What I could not get over was the reverence. Here was a man cradling a plastic point-and-shoot he'd rescued from a thrift store shelf; twelve dollars, wedged between a fondue set and a VHS copy of someone's christening; and he presented it to the camera the way a priest presents the Eucharist . Then he'd wander around photographing things nobody in their right mind would photograph: a fence, a puddle, the side of an abandoned building that even the building seemed embarrassed about. And the photos would come back grainy and soft and slightly wrong, and he would look at them with an expression of such profound satisfaction that I began to wonder if I'd been living my entire life incorrectly, chasing composition like a fool, when apparently the whole point was to make everything look like a memory you weren't sure wasn’t implanted by aliens yet to subscribe to Adobe.

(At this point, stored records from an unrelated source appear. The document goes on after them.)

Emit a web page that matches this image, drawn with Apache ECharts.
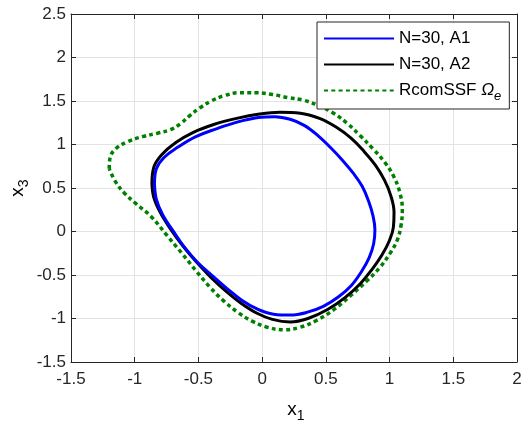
<!DOCTYPE html>
<html><head><meta charset="utf-8">
<script src="https://cdn.jsdelivr.net/npm/echarts@6/dist/echarts.min.js"></script>
<style>html,body{margin:0;padding:0;background:#fff}#c{width:532px;height:423px}</style>
</head><body><div id="c"></div>
<script>
const xTicks = [-1.5, -1, -0.5, 0, 0.5, 1, 1.5, 2];
const yTicks = [-1.5, -1, -0.5, 0, 0.5, 1, 1.5, 2, 2.5];
const seriesNames = ['N=30, A1', 'N=30, A2', 'RcomSSF Ωe'];
const axisTitles = ['{a|x}{b|1}', '{a|x}{b|3}'];

const curveA1 = [
  [-0.845, 0.55], [-0.83, 0.72], [-0.77, 0.85], [-0.66, 0.97], [-0.52, 1.09], [-0.36, 1.18],
  [-0.19, 1.26], [-0.03, 1.31], [0.10, 1.32], [0.22, 1.29], [0.33, 1.22], [0.44, 1.10],
  [0.54, 0.96], [0.63, 0.82], [0.715, 0.67], [0.785, 0.52], [0.835, 0.35], [0.87, 0.18],
  [0.885, 0.02], [0.875, -0.14], [0.84, -0.30], [0.78, -0.46], [0.70, -0.62], [0.60, -0.75],
  [0.48, -0.86], [0.35, -0.93], [0.22, -0.96], [0.09, -0.95], [-0.04, -0.89], [-0.16, -0.79],
  [-0.28, -0.65], [-0.39, -0.51], [-0.51, -0.35], [-0.61, -0.18], [-0.70, 0.01], [-0.78, 0.19],
  [-0.83, 0.37], [-0.845, 0.55]
];
const curveA2 = [
  [-0.865, 0.55], [-0.85, 0.74], [-0.79, 0.88], [-0.68, 1.02], [-0.54, 1.14], [-0.38, 1.23],
  [-0.20, 1.30], [-0.02, 1.35], [0.14, 1.37], [0.30, 1.36], [0.45, 1.30], [0.58, 1.20],
  [0.70, 1.07], [0.80, 0.92], [0.89, 0.76], [0.96, 0.59], [1.01, 0.41], [1.035, 0.22],
  [1.03, 0.05], [1.00, -0.10], [0.94, -0.27], [0.86, -0.44], [0.77, -0.60], [0.65, -0.76],
  [0.51, -0.90], [0.36, -1.00], [0.22, -1.04], [0.08, -1.01], [-0.04, -0.94], [-0.16, -0.83],
  [-0.28, -0.69], [-0.40, -0.53], [-0.51, -0.36], [-0.62, -0.17], [-0.72, 0.03], [-0.80, 0.22],
  [-0.85, 0.39], [-0.865, 0.55]
];
const curveRcom = [
  [-1.20, 0.72], [-1.195, 0.84], [-1.15, 0.95], [-1.06, 1.03], [-0.94, 1.09], [-0.82, 1.13],
  [-0.72, 1.17], [-0.64, 1.24], [-0.57, 1.33], [-0.49, 1.42], [-0.40, 1.50], [-0.30, 1.56],
  [-0.18, 1.595], [-0.05, 1.595], [0.08, 1.575], [0.20, 1.54], [0.32, 1.51], [0.44, 1.45],
  [0.56, 1.36], [0.67, 1.24], [0.77, 1.10], [0.87, 0.95], [0.96, 0.80], [1.03, 0.64],
  [1.08, 0.45], [1.10, 0.25], [1.09, 0.07], [1.06, -0.10], [1.00, -0.26], [0.92, -0.42],
  [0.82, -0.57], [0.70, -0.73], [0.57, -0.89], [0.43, -1.02], [0.30, -1.10], [0.17, -1.13],
  [0.04, -1.10], [-0.08, -1.03], [-0.19, -0.93], [-0.30, -0.80], [-0.41, -0.64], [-0.52, -0.45],
  [-0.63, -0.25], [-0.75, -0.04], [-0.87, 0.17], [-0.99, 0.32], [-1.08, 0.44], [-1.15, 0.57],
  [-1.20, 0.72]
];

const FONT = 'Liberation Sans';
const TXT = '#262626';
const chart = echarts.init(document.getElementById('c'), null, {renderer: 'canvas'});

function mkAxis(pos, min, max, labels, extra) {
  return Object.assign({
    type: 'value', position: pos, min: min, max: max, interval: 0.5,
    axisLine: {show: true, onZero: false, lineStyle: {color: TXT, width: 1}},
    axisTick: {show: true, inside: true, length: 5, lineStyle: {color: TXT}},
    axisLabel: {show: labels, color: TXT, fontFamily: FONT, fontSize: 17,
      formatter: v => String(v)},
    splitLine: {show: labels, lineStyle: {color: '#e3e3e3', width: 1}}
  }, extra || {});
}
const titleRich = {
  a: {fontSize: 19, fontFamily: FONT, color: TXT, lineHeight: 22},
  b: {fontSize: 14, fontFamily: FONT, color: TXT, lineHeight: 22, padding: [12, 0, 0, 0]}
};

chart.setOption({
  animation: false,
  backgroundColor: '#fff',
  grid: {left: 71, right: 15, top: 14, bottom: 61, containLabel: false, outerBoundsMode: 'none'},
  xAxis: [
    mkAxis('bottom', xTicks[0], xTicks[xTicks.length - 1], true, {
      axisLabel: {show: true, color: TXT, fontFamily: FONT, fontSize: 17, margin: 9, formatter: v => String(v)}
    }),
    mkAxis('top', xTicks[0], xTicks[xTicks.length - 1], false)
  ],
  yAxis: [
    mkAxis('left', yTicks[0], yTicks[yTicks.length - 1], true, {
      axisLabel: {show: true, color: TXT, fontFamily: FONT, fontSize: 17, margin: 5, formatter: v => String(v)}
    }),
    mkAxis('right', yTicks[0], yTicks[yTicks.length - 1], false)
  ],
  graphic: [
    {type: 'text', x: 296, y: 410, z: 10,
     style: {text: axisTitles[0], rich: titleRich, align: 'center', verticalAlign: 'middle'}},
    {type: 'text', x: 18, y: 188, rotation: Math.PI / 2, z: 10,
     style: {text: axisTitles[1], rich: titleRich, align: 'center', verticalAlign: 'middle'}}
  ],
  legend: {
    orient: 'vertical', left: 317, top: 22,
    padding: [6, 8, 6, 6], itemGap: 5, itemWidth: 70, itemHeight: 14,
    backgroundColor: '#fff', borderColor: TXT, borderWidth: 1, borderRadius: 0,
    data: seriesNames,
    itemStyle: {opacity: 0},
    formatter: n => n === seriesNames[2] ? 'RcomSSF {i|Ω}{s|e}' : n,
    textStyle: {color: '#000', fontFamily: FONT, fontSize: 17, lineHeight: 21,
      rich: {i: {fontStyle: 'italic', fontFamily: FONT, fontSize: 17, color: '#000'},
             s: {fontStyle: 'italic', fontFamily: FONT, fontSize: 13, color: '#000', padding: [12, 0, 0, 0]}}}
  },
  series: [
    {name: seriesNames[0], type: 'line', data: curveA1, smooth: 0.4, symbol: 'none', z: 4,
     lineStyle: {color: '#0000ff', width: 3}, itemStyle: {color: '#0000ff'}},
    {name: seriesNames[1], type: 'line', data: curveA2, smooth: 0.4, symbol: 'none', z: 3,
     lineStyle: {color: '#000000', width: 3}, itemStyle: {color: '#000000'}},
    {name: seriesNames[2], type: 'line', data: curveRcom, smooth: 0.4, symbol: 'none', z: 2,
     lineStyle: {color: '#008000', width: 3.5, type: [4, 3.3], cap: 'butt'}, itemStyle: {color: '#008000'}}
  ]
});
</script></body></html>
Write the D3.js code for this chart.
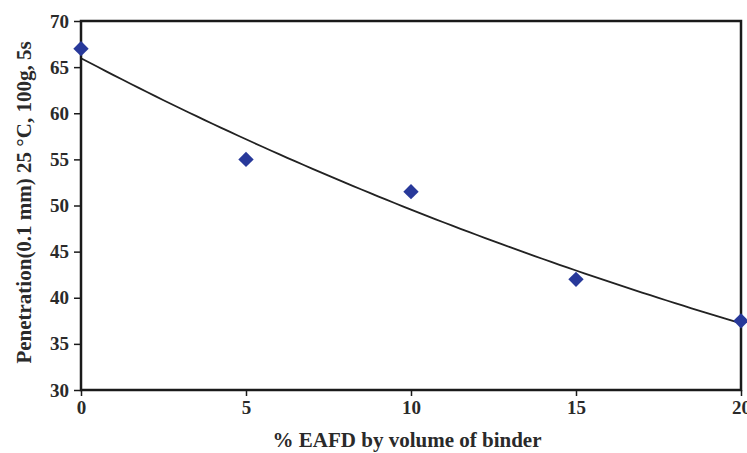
<html>
  <head>
    <meta charset="UTF-8">
    <script src="https://d3js.org/d3.v7.min.js"></script>
    <style>
      body { margin: 0; background: #fff; }
      svg { font-family: "Liberation Serif", "Times New Roman", serif; font-weight: bold; }
    </style>
  </head>
  <body>
    <svg width="747" height="453"></svg>
    <script>
      const eafd = [0, 5, 10, 15, 20];
      const penetration = [67, 55, 51.5, 42, 37.5];
      const xTicks = [0, 5, 10, 15, 20];
      const yTicks = [30, 35, 40, 45, 50, 55, 60, 65, 70];

      const svg = d3.select("svg");
      const plotL = 81, plotR = 741, plotT = 21, plotB = 390;

      const x = d3.scaleLinear().domain([0, 20]).range([plotL, plotR]);
      const y = d3.scaleLinear().domain([30, 70]).range([plotB, plotT]);

      // exponential trendline (least squares on ln y)
      const lny = penetration.map(Math.log);
      const mx = d3.mean(eafd), my = d3.mean(lny);
      const b = d3.sum(eafd, (d, i) => (d - mx) * (lny[i] - my)) / d3.sum(eafd, (d) => (d - mx) ** 2);
      const a = Math.exp(my - b * mx);
      const trend = d3.range(0, 20.01, 0.25).map((t) => [t, a * Math.exp(b * t)]);

      svg.append("path")
        .datum(trend)
        .attr("fill", "none")
        .attr("stroke", "#222")
        .attr("stroke-width", 1.8)
        .attr("d", d3.line().x((d) => x(d[0])).y((d) => y(d[1])));

      // frame
      svg.append("rect")
        .attr("x", plotL).attr("y", plotT)
        .attr("width", plotR - plotL).attr("height", plotB - plotT)
        .attr("fill", "none")
        .attr("stroke", "#1a1a1a")
        .attr("stroke-width", 2.5);

      const yAxis = svg.append("g")
        .attr("transform", `translate(${plotL},0)`)
        .call(d3.axisLeft(y).tickValues(yTicks).tickSize(7).tickPadding(5));
      const xAxis = svg.append("g")
        .attr("transform", `translate(0,${plotB})`)
        .call(d3.axisBottom(x).tickValues(xTicks).tickSize(6).tickPadding(5));

      [yAxis, xAxis].forEach((g) => {
        g.select(".domain").remove();
        g.selectAll("line").attr("stroke", "#1a1a1a").attr("stroke-width", 1.5);
        g.selectAll("text")
          .attr("fill", "#2a2a2a")
          .style("font-family", "'Liberation Serif', serif")
          .style("font-weight", "bold")
          .style("font-size", "19px");
      });

      svg.selectAll("path.pt")
        .data(eafd)
        .join("path")
        .attr("class", "pt")
        .attr("d", d3.symbol(d3.symbolDiamond2, 150))
        .attr("transform", (d, i) => `translate(${x(d)},${y(penetration[i])})`)
        .attr("fill", "#28399a");

      svg.append("text")
        .attr("x", (plotL + plotR) / 2 - 4)
        .attr("y", 447)
        .attr("text-anchor", "middle")
        .attr("fill", "#2a2a2a")
        .style("font-size", "21px")
        .text("% EAFD by volume of binder");

      svg.append("text")
        .attr("transform", `translate(31,${(plotT + plotB) / 2 - 3}) rotate(-90)`)
        .attr("text-anchor", "middle")
        .attr("fill", "#2a2a2a")
        .style("font-size", "21px")
        .text("Penetration(0.1 mm) 25 °C, 100g, 5s");
    </script>
  </body>
</html>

I mentioned the channel to a friend, who said, "So you watch a man take bad pictures on purpose," and I said no, no, you don't understand, it's *funny*, he does these little sketches, he'll deadpan a joke about film stocks the way my father used to deadpan jokes about the neighbors, and then before you know it he's cut to himself standing in a field for no reason. She asked how many videos I'd watched, and I did the thing where you say "a few" while privately calculating that it was closer to sixty, and that I had also, in a related incident, purchased three lenses for a camera I did not yet own. This is the true genius of the man. He doesn't sell you anything. He simply stands there, moustachioed and content, until you sell things to yourself.

But here is where I've decided the charm actually is, and I say this as someone who has resisted charm professionally for decades: he is not pretending the pictures matter. That's the trick everyone else misses. The rest of the internet is out there sharpening and polishing and correcting, holding up their images like report cards, and this man is off in some parking lot cheerfully wasting film the way the rest of us waste afternoons. Which is to say, not wasting them at all. The grain isn't a flaw, it turns out. It's the consequence of someone having a nice time. And there is something almost unbearably comforting about watching a person enjoy an imperfect thing on purpose, in a Linked-In world that keeps insisting, loudly and at great expense, that we shouldn't.